La nuova immagine è chiara, coerente ed ha perfettamente senso per noi: invece di due improbabili "serpenti" che ingoiano due teste umane, essa rappresenta due elefanti ben riconoscibili, del tipo indiano, con la proboscide alzata, che fanno da sfondo a due "Dei". Questa era, con tutta probabilità, l'immagine rappresentata nel modello che lo scultore della "Pietra del Sole" stava ricopiando. Era un'immagine, però, che non poteva avere senso per un azteca, il quale non conosceva nulla che assomigliasse ad un elefante. Quindi, egli dovette cambiare alcuni dettagli, in modo da ottenere una rappresentazione che avesse senso per lui.

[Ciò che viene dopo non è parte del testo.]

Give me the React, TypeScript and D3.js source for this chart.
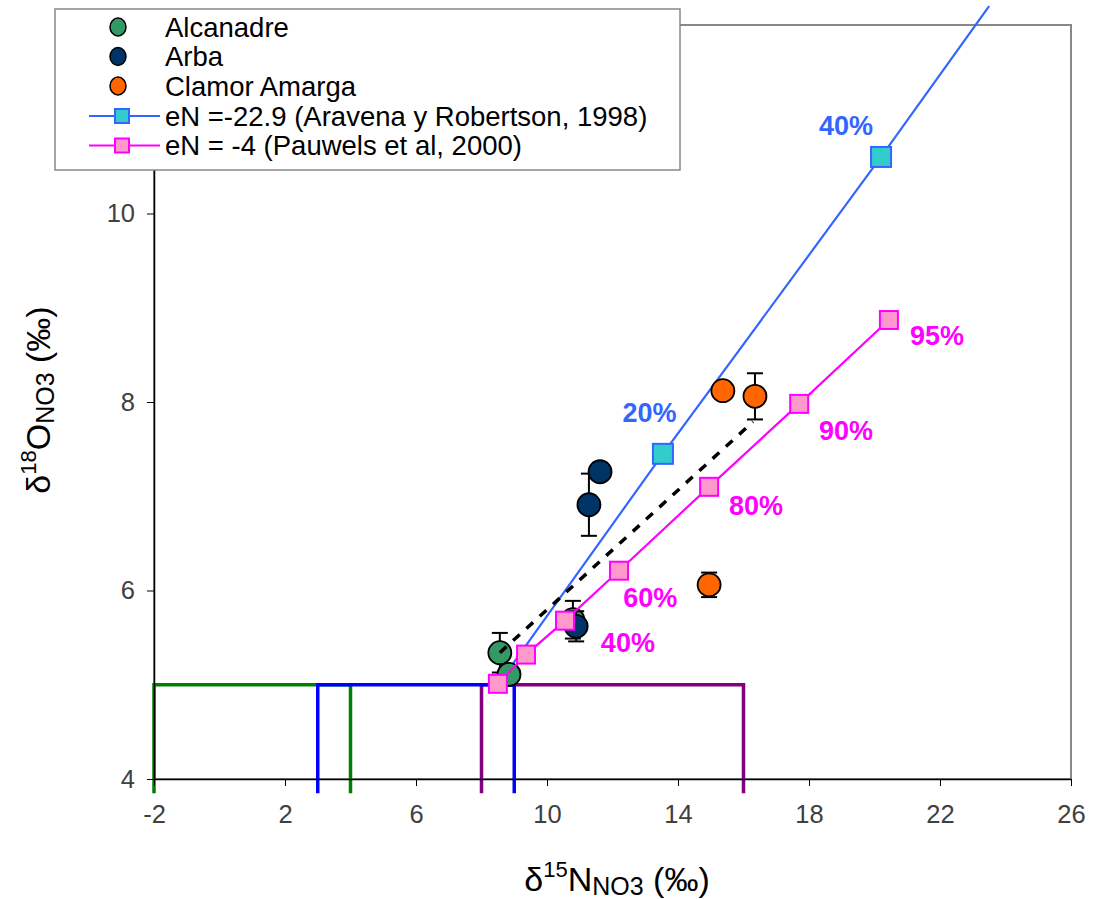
import { useEffect, useRef } from "react";
import * as d3 from "d3";

// scatter data: [d15N, d18O, error]
const alcanadre: [number, number, number][] = [
  [8.56, 5.34, 0.21],
  [8.84, 5.11, 0.03],
  [10.79, 5.69, 0.2],
];
const arba: [number, number, number][] = [
  [10.89, 5.62, 0.16],
  [11.28, 6.91, 0.33],
  [11.62, 7.26, 0.04],
];
const clamor: [number, number, number][] = [
  [15.37, 8.12, 0.05],
  [16.35, 8.06, 0.245],
  [14.95, 6.06, 0.13],
];

// denitrification lines
const aravena: [number, number][] = [
  [8.5, 5.0],
  [13.54, 7.45],
  [20.2, 10.6],
  [23.5, 12.2],
];
const aravenaMarked = [false, true, true, false];
const pauwels: [number, number][] = [
  [8.5, 5.01],
  [9.36, 5.32],
  [10.55, 5.68],
  [12.2, 6.21],
  [14.95, 7.1],
  [17.7, 7.98],
  [20.44, 8.87],
];
const dashed: [number, number][] = [
  [8.56, 5.34],
  [16.29, 7.79],
];

// % labels
const aravenaLabels: [string, number, number][] = [
  ["20%", 13.13, 7.89],
  ["40%", 19.13, 10.93],
];
const pauwelsLabels: [string, number, number][] = [
  ["40%", 12.47, 5.45],
  ["60%", 13.15, 5.93],
  ["80%", 16.38, 6.9],
  ["90%", 19.13, 7.7],
  ["95%", 21.91, 8.7],
];

// source boxes
const boxes: { name: string; x0: number; x1: number; top: number; color: string }[] = [
  { name: "green", x0: -2, x1: 4, top: 5, color: "#008000" },
  { name: "purple", x0: 8, x1: 16, top: 5, color: "#800080" },
  { name: "blue", x0: 3, x1: 9, top: 5, color: "#0000ff" },
];

const xTicks = [-2, 2, 6, 10, 14, 18, 22, 26];
const yTicks = [4, 6, 8, 10];

const W = 1094;
const H = 899;
const m = { left: 154, right: 1071, top: 25, bottom: 779 };

const FONT = "Liberation Sans, Arial, sans-serif";

export default function App() {
  const xAxisRef = useRef<SVGGElement>(null);
  const yAxisRef = useRef<SVGGElement>(null);

  const x = d3.scaleLinear().domain([-2, 26]).range([m.left, m.right]);
  const y = d3.scaleLinear().domain([4, 12]).range([m.bottom, m.top]);

  useEffect(() => {
    d3.select(xAxisRef.current!)
      .call(d3.axisBottom(x).tickValues(xTicks).tickSize(7).tickSizeOuter(0).tickPadding(19).tickFormat(d => String(d)))
      .call(ax => ax.select(".domain").attr("stroke", "#000").attr("stroke-width", 1.5))
      .call(ax => ax.selectAll("line").attr("stroke", "#000"))
      .call(ax => ax.selectAll("text").attr("fill", "#404040").attr("font-size", 25.5).attr("font-family", FONT));
    d3.select(yAxisRef.current!)
      .call(d3.axisLeft(y).tickValues(yTicks).tickSize(7).tickSizeOuter(0).tickPadding(12).tickFormat(d => String(d)))
      .call(ax => ax.select(".domain").attr("stroke", "#000").attr("stroke-width", 1.5))
      .call(ax => ax.selectAll("line").attr("stroke", "#000"))
      .call(ax => ax.selectAll("text").attr("fill", "#404040").attr("font-size", 25.5).attr("font-family", FONT));
  }, []);

  const line = d3.line<[number, number]>().x(d => x(d[0])).y(d => y(d[1]));
  const belowAxis = 3.85;

  const circles = (data: [number, number, number][], fill: string) =>
    data.map((d, i) => (
      <g key={fill + i}>
        <line x1={x(d[0])} x2={x(d[0])} y1={y(d[1] - d[2])} y2={y(d[1] + d[2])} stroke="#000" strokeWidth={2} />
        <line x1={x(d[0]) - 8} x2={x(d[0]) + 8} y1={y(d[1] - d[2])} y2={y(d[1] - d[2])} stroke="#000" strokeWidth={2} />
        <line x1={x(d[0]) - 8} x2={x(d[0]) + 8} y1={y(d[1] + d[2])} y2={y(d[1] + d[2])} stroke="#000" strokeWidth={2} />
        <circle cx={x(d[0])} cy={y(d[1])} r={11.5} fill={fill} stroke="#000" strokeWidth={1.8} />
      </g>
    ));

  const sq = 18;

  return (
    <svg width={W} height={H} style={{ position: "absolute", left: 0, top: 0, background: "#fff" }} fontFamily={FONT}>
      {/* plot frame */}
      <rect x={m.left} y={m.top} width={m.right - m.left} height={m.bottom - m.top} fill="none" stroke="#888" strokeWidth={2} />

      {/* source boxes */}
      {boxes.map(b => (
        <path
          key={b.name}
          d={`M${x(b.x0)},${y(belowAxis)}V${y(b.top)}H${x(b.x1)}V${y(belowAxis)}`}
          fill="none"
          stroke={b.color}
          strokeWidth={3.5}
        />
      ))}

      <g ref={xAxisRef} transform={`translate(0,${m.bottom})`} />
      <g ref={yAxisRef} transform={`translate(${m.left},0)`} />

      {/* Aravena line */}
      <path d={line(aravena)!} fill="none" stroke="#3366ff" strokeWidth={2.2} />

      {/* scatter */}
      {circles(alcanadre, "#339966")}
      {circles(arba, "#003366")}
      {circles(clamor, "#ff6600")}

      {/* Pauwels line */}
      <path d={line(pauwels)!} fill="none" stroke="#ff00ff" strokeWidth={2.2} />
      {pauwels.map((d, i) => (
        <rect key={"p" + i} x={x(d[0]) - sq / 2} y={y(d[1]) - sq / 2} width={sq} height={sq} fill="#ff99cc" stroke="#ff00ff" strokeWidth={2} />
      ))}
      {aravena.map((d, i) =>
        aravenaMarked[i] ? (
          <rect key={"a" + i} x={x(d[0]) - 10} y={y(d[1]) - 10} width={20} height={20} fill="#33cccc" stroke="#3366ff" strokeWidth={2} />
        ) : null
      )}

      {/* mixing line */}
      <path d={line(dashed)!} fill="none" stroke="#000" strokeWidth={3.5} strokeDasharray="9,9" />

      {/* labels */}
      {aravenaLabels.map((l, i) => (
        <text key={"al" + i} x={x(l[1])} y={y(l[2])} dy="0.35em" textAnchor="middle" fontSize={27} fontWeight="bold" fill="#3366ff">
          {l[0]}
        </text>
      ))}
      {pauwelsLabels.map((l, i) => (
        <text key={"pl" + i} x={x(l[1])} y={y(l[2])} dy="0.35em" textAnchor="middle" fontSize={27} fontWeight="bold" fill="#ff00ff">
          {l[0]}
        </text>
      ))}

      {/* axis titles */}
      <text x={617} y={891} textAnchor="middle" fontSize={34} fill="#000">
        δ<tspan fontSize={22} dy={-14}>15</tspan>
        <tspan dy={14}>N</tspan>
        <tspan fontSize={25} dy={4}>NO3</tspan>
        <tspan dy={-4}> (‰)</tspan>
      </text>
      <text transform="translate(50,400) rotate(-90)" textAnchor="middle" fontSize={34} fill="#000">
        δ<tspan fontSize={22} dy={-14}>18</tspan>
        <tspan dy={14}>O</tspan>
        <tspan fontSize={25} dy={4}>NO3</tspan>
        <tspan dy={-4}> (‰)</tspan>
      </text>

      {/* legend */}
      <g>
        <rect x={55} y={9} width={625} height={161} fill="#fff" stroke="#888" strokeWidth={1.5} />
        {[
          { label: "Alcanadre", fill: "#339966" },
          { label: "Arba", fill: "#003366" },
          { label: "Clamor Amarga", fill: "#ff6600" },
        ].map((e, i) => (
          <g key={e.label} transform={`translate(0,${27 + i * 29.5})`}>
            <ellipse cx={118} cy={0} rx={8} ry={9} fill={e.fill} stroke="#000" strokeWidth={1.5} />
            <text x={165} y={0} dy="0.35em" fontSize={27.5} fill="#000">{e.label}</text>
          </g>
        ))}
        {[
          { label: "eN =-22.9 (Aravena y Robertson, 1998)", stroke: "#3366ff", fill: "#33cccc" },
          { label: "eN = -4 (Pauwels et al, 2000)", stroke: "#ff00ff", fill: "#ff99cc" },
        ].map((e, i) => (
          <g key={e.label} transform={`translate(0,${116 + i * 29.5})`}>
            <line x1={89} x2={160} y1={0} y2={0} stroke={e.stroke} strokeWidth={2} />
            <rect x={115} y={-7} width={14} height={14} fill={e.fill} stroke={e.stroke} strokeWidth={2} />
            <text x={165} y={0} dy="0.35em" fontSize={27.5} fill="#000">{e.label}</text>
          </g>
        ))}
      </g>
    </svg>
  );
}
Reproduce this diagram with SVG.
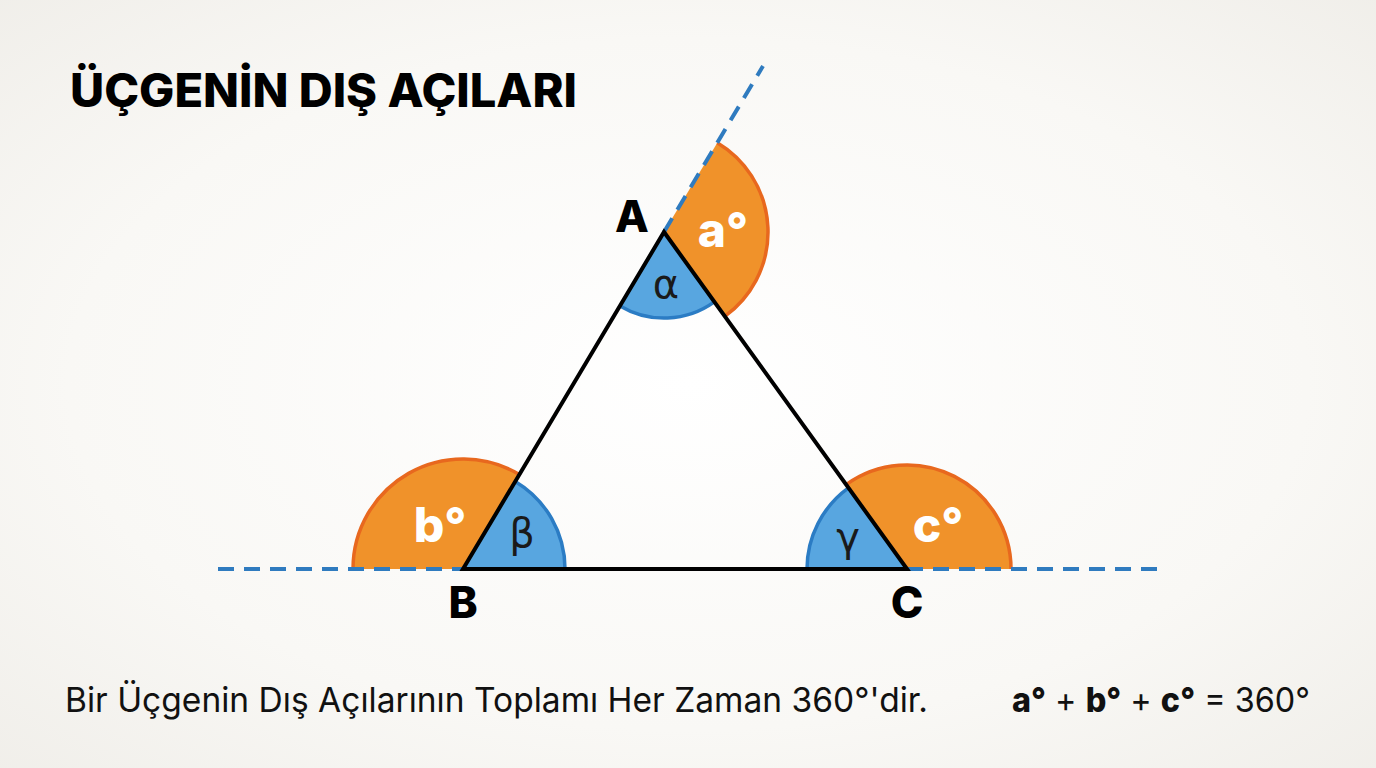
<svg xmlns="http://www.w3.org/2000/svg" width="1376" height="768" viewBox="0 0 1376 768">
<defs>
<radialGradient id="bg" cx="0.5" cy="0.5" r="0.75">
<stop offset="0" stop-color="#ffffff"/>
<stop offset="0.6" stop-color="#f9f8f5"/>
<stop offset="1" stop-color="#efede8"/>
</radialGradient>
<style>
.ext{fill:#f0922a;stroke:none}
.extArc{fill:none;stroke:#e8681e;stroke-width:3.5}
.int{fill:#58a6e0;stroke:none}
.intArc{fill:none;stroke:#2b7cc4;stroke-width:3.5}
.dash{fill:none;stroke:#2f7bbf;stroke-width:4;stroke-dasharray:16 10}
.side{fill:none;stroke:#000;stroke-width:4;stroke-linejoin:miter;stroke-linecap:round}
.vlab{font-family:Inter,"Open Sans","Liberation Sans",sans-serif;font-weight:800;font-size:44px;fill:#000;text-anchor:middle}
.greek{font-family:"DejaVu Sans","Liberation Sans",sans-serif;font-size:40px;fill:#1a1a1a;text-anchor:middle}
.deg{font-family:Inter,"Open Sans","Liberation Sans",sans-serif;font-weight:800;font-size:48px;fill:#fff;text-anchor:middle}
.title{font-family:Inter,"Open Sans","Liberation Sans",sans-serif;font-weight:800;font-size:46px;fill:#000}
.note{font-family:Inter,"Liberation Sans",sans-serif;font-size:34px;fill:#111}
</style>
</defs>
<rect width="1376" height="768" fill="url(#bg)"/>
<text class="title" x="70" y="107" textLength="507" lengthAdjust="spacingAndGlyphs">ÜÇGENİN DIŞ AÇILARI</text>

<g id="angle-B">
<path class="ext" d="M463,569 L519.3,474.5 A110,110 0 0 0 353,569 Z"/>
<path class="extArc" d="M519.3,474.5 A110,110 0 0 0 353,569"/>
<path class="int" d="M463,569 L565,569 A102,102 0 0 0 515.2,481.4 Z"/>
<path class="intArc" d="M565,569 A102,102 0 0 0 515.2,481.4"/>
</g>
<g id="angle-C">
<path class="ext" d="M907,569 L846.2,484.6 A104,104 0 0 1 1011,569 Z"/>
<path class="extArc" d="M846.2,484.6 A104,104 0 0 1 1011,569"/>
<path class="int" d="M907,569 L807,569 A100,100 0 0 1 848.5,487.9 Z"/>
<path class="intArc" d="M807,569 A100,100 0 0 1 848.5,487.9"/>
</g>
<g id="angle-A">
<path class="ext" d="M664,232 L717.3,142.7 A104,104 0 0 1 724.8,316.4 Z"/>
<path class="extArc" d="M717.3,142.7 A104,104 0 0 1 724.8,316.4"/>
<path class="int" d="M664,232 L620,305.9 A86,86 0 0 0 714.3,301.8 Z"/>
<path class="intArc" d="M620,305.9 A86,86 0 0 0 714.3,301.8"/>
</g>

<g id="connectors">
<line class="dash" x1="218" y1="569" x2="463" y2="569"/>
<line class="dash" x1="907" y1="569" x2="1158" y2="569"/>
<line class="dash" x1="664" y1="232" x2="763" y2="66"/>
<path class="side" d="M463,569 L664,232 L907,569 Z"/>
</g>

<g id="labels">
<text class="vlab" x="632" y="232">A</text>
<text class="vlab" x="463" y="618">B</text>
<text class="vlab" x="907" y="618">C</text>
<text class="greek" x="666" y="298">α</text>
<text class="greek" x="522" y="547">β</text>
<text class="greek" x="848" y="551">γ</text>
<text class="deg" x="723" y="247">a°</text>
<text class="deg" x="440" y="542">b°</text>
<text class="deg" x="938" y="542">c°</text>
</g>

<text class="note" x="65" y="712" textLength="863" lengthAdjust="spacingAndGlyphs">Bir Üçgenin Dış Açılarının Toplamı Her Zaman 360°'dir.</text>
<text class="note" x="1012" y="712" textLength="298" lengthAdjust="spacingAndGlyphs"><tspan font-weight="800">a°</tspan> + <tspan font-weight="800">b°</tspan> + <tspan font-weight="800">c°</tspan> = 360°</text>
</svg>
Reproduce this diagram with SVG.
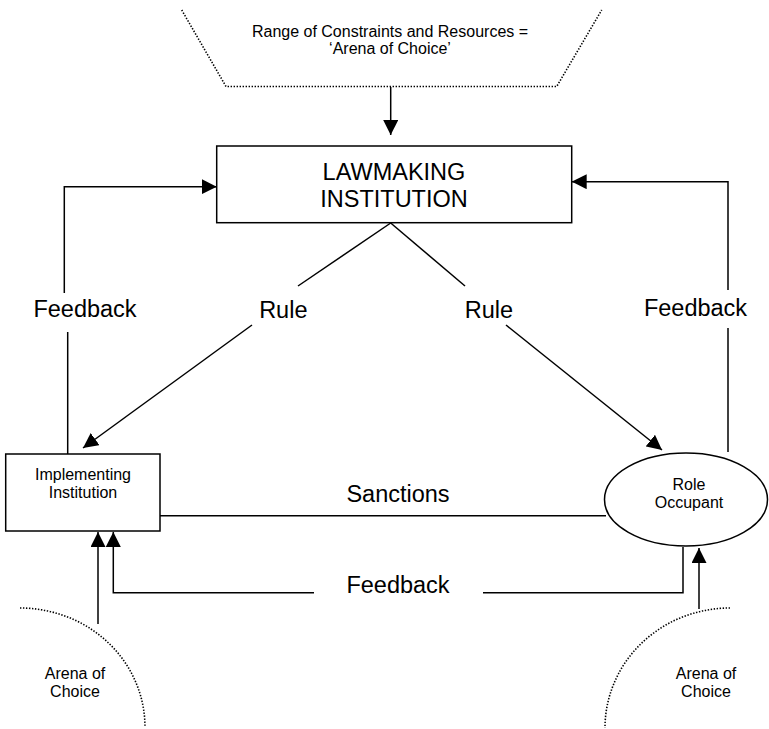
<svg xmlns="http://www.w3.org/2000/svg" width="769" height="729" viewBox="0 0 769 729">
<style>
text{font-family:"Liberation Sans",Arial,sans-serif;fill:#000;text-anchor:middle}
.big{font-size:23.5px}
.sm{font-size:16px}
.ln{fill:none;stroke:#000;stroke-width:1.5}
.dot{fill:none;stroke:#000;stroke-width:1.6;stroke-dasharray:1.4 1.6}
.nd{fill:#fff;stroke:#000;stroke-width:1.5}
</style>
<defs>
<marker id="ah" markerUnits="userSpaceOnUse" markerWidth="15" markerHeight="15" refX="15" refY="7.5" orient="auto">
<path d="M0,0 L15,7.5 L0,15 z" fill="#000"/>
</marker>
</defs>
<g id="arena-top">
<path class="dot" d="M181.7,10 L226,86.5 L556.7,86.5 L601.7,10"/>
<text class="sm" x="390" y="37">Range of Constraints and Resources =</text>
<text class="sm" x="390" y="54">‘Arena of Choice’</text>
</g>
<g id="arena-left">
<path class="dot" d="M20,608 A125,119 0 0 1 145,727"/>
<text class="sm" x="75" y="679">Arena of</text>
<text class="sm" x="75" y="697">Choice</text>
</g>
<g id="arena-right">
<path class="dot" d="M730,608 A125,120 0 0 0 605,728"/>
<text class="sm" x="706" y="679">Arena of</text>
<text class="sm" x="706" y="697">Choice</text>
</g>
<g id="connectors">
<line class="ln" x1="390.7" y1="87" x2="390.7" y2="135" marker-end="url(#ah)"/>
<polyline class="ln" points="64.3,293 64.3,186.7 216.7,186.7" marker-end="url(#ah)"/>
<line class="ln" x1="67.7" y1="332" x2="67.7" y2="454"/>
<polyline class="ln" points="728,290 728,181.7 571.7,181.7" marker-end="url(#ah)"/>
<line class="ln" x1="728" y1="328" x2="728" y2="452"/>
<line class="ln" x1="390.7" y1="223" x2="298" y2="286"/>
<line class="ln" x1="390.7" y1="223" x2="465" y2="286"/>
<line class="ln" x1="252" y1="325" x2="83" y2="448" marker-end="url(#ah)"/>
<line class="ln" x1="506" y1="325" x2="662" y2="450" marker-end="url(#ah)"/>
<line class="ln" x1="160" y1="515.7" x2="606" y2="515.7"/>
<polyline class="ln" points="683,547 683,592.7 483,592.7"/>
<polyline class="ln" points="314,592.7 113.3,592.7 113.3,532" marker-end="url(#ah)"/>
<line class="ln" x1="98" y1="624" x2="98" y2="532" marker-end="url(#ah)"/>
<line class="ln" x1="699" y1="609" x2="699" y2="548" marker-end="url(#ah)"/>
<text class="big" x="283.3" y="317.7">Rule</text>
<text class="big" x="489" y="317.7">Rule</text>
<text class="big" x="85" y="317">Feedback</text>
<text class="big" x="695.5" y="316">Feedback</text>
<text class="big" x="398" y="501.7">Sanctions</text>
<text class="big" x="398" y="592.7">Feedback</text>
</g>
<g id="lawmaking">
<rect class="nd" x="216.7" y="146" width="355" height="76.7"/>
<text class="big" x="394" y="180">LAWMAKING</text>
<text class="big" x="394" y="206.7">INSTITUTION</text>
</g>
<g id="implementing">
<rect class="nd" x="5.7" y="454" width="154.3" height="77"/>
<text class="sm" x="83" y="480">Implementing</text>
<text class="sm" x="83" y="498">Institution</text>
</g>
<g id="role">
<ellipse class="nd" cx="686" cy="499.5" rx="81.5" ry="46.5"/>
<text class="sm" x="689" y="490">Role</text>
<text class="sm" x="689" y="508">Occupant</text>
</g>
</svg>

"Un marchio di fabbrica" costituito da due "dei" con sullo sfondo due elefanti, da dove mai può venire? La prima risposta che viene in mente è dal sud-est asiatico, India o Indocina. La civiltà indiana possedeva conoscenze molto avanzate nel campo dell'astronomia e della matematica ed era in grado di costruire congegni meccanici piuttosto complicati e ha lasciato numeri sacri collegati al ciclo dei 128 anni. Ma non abbiamo prove che fosse in grado di costruire meccanismi del genere, né che avesse mai elaborato un calendario sul tipo di quello centroamericano, basato sull'unità di misura naturale del tempo. Fra l'altro non ci sono prove che abbia mai avuto contatti con l'America.
L'India, però, non è il solo posto dove esistessero nei tempi antichi elefanti del tipo rappresentato nella Pietra del Sole. Un fatto a cui viene data poca pubblicità dagli studiosi è che anche in Sud America esistevano elefanti fino alla fine del Pleistocene, circa 11.500 anni fa. Non si trattava di mammuth, che erano diffusi nel nord America ed in tutta l'Asia e l'Europa. Erano veri e propri elefanti, di aspetto simile a quello indiano, da cui però gli scienziati tengono a distinguerli, chiamandoli col nome di "mastodonti".
Di dove venissero non si sa; sta di fatto che le loro ossa si trovano ovunque, anche in relazione con l'uomo, come nel famoso sito archeologico di Monte Verde, in Cile, i cui occupanti vivevano 12.500 anni fa proprio cacciando il mastodonte. Elefanti e antiche civiltà misteriose fanno del Sud America un candidato più convincente dell'India come luogo d'origine del calendario meccanico azteca. Ma in tal caso la data si sposta a prima della fine del Pleistocene, quando i mastodonti scomparvero dal Sud America. La stessa epoca in cui Platone sostiene esistesse Atlantide. Anche quest'isola, la patria per eccellenza degli "dei", a detta di Platone pullulava di elefanti, al punto che se dovessimo immaginare un "marchio" per l'Atlantide, quello rappresentato dalla Pietra del Sole sarebbe tra i più indicati e suggestivi. L'orologio meccanico riprodotto sulla pietra dall'ignoto scultore azteco era un prodotto di quella civiltà, costruito per misurare i millenni, con materiali in grado di durare per tutto il tempo necessario.
Sarebbe quindi Atlantide la misteriosa e antichissima civiltà che per prima ha misurato la lunghezza dell'anno solare con una precisione della quarta cifra decimale e che ha concepito quelle unità di misura del tempo da cui sono derivati i calendari ed i sistemi numerici di tutto il mondo antico.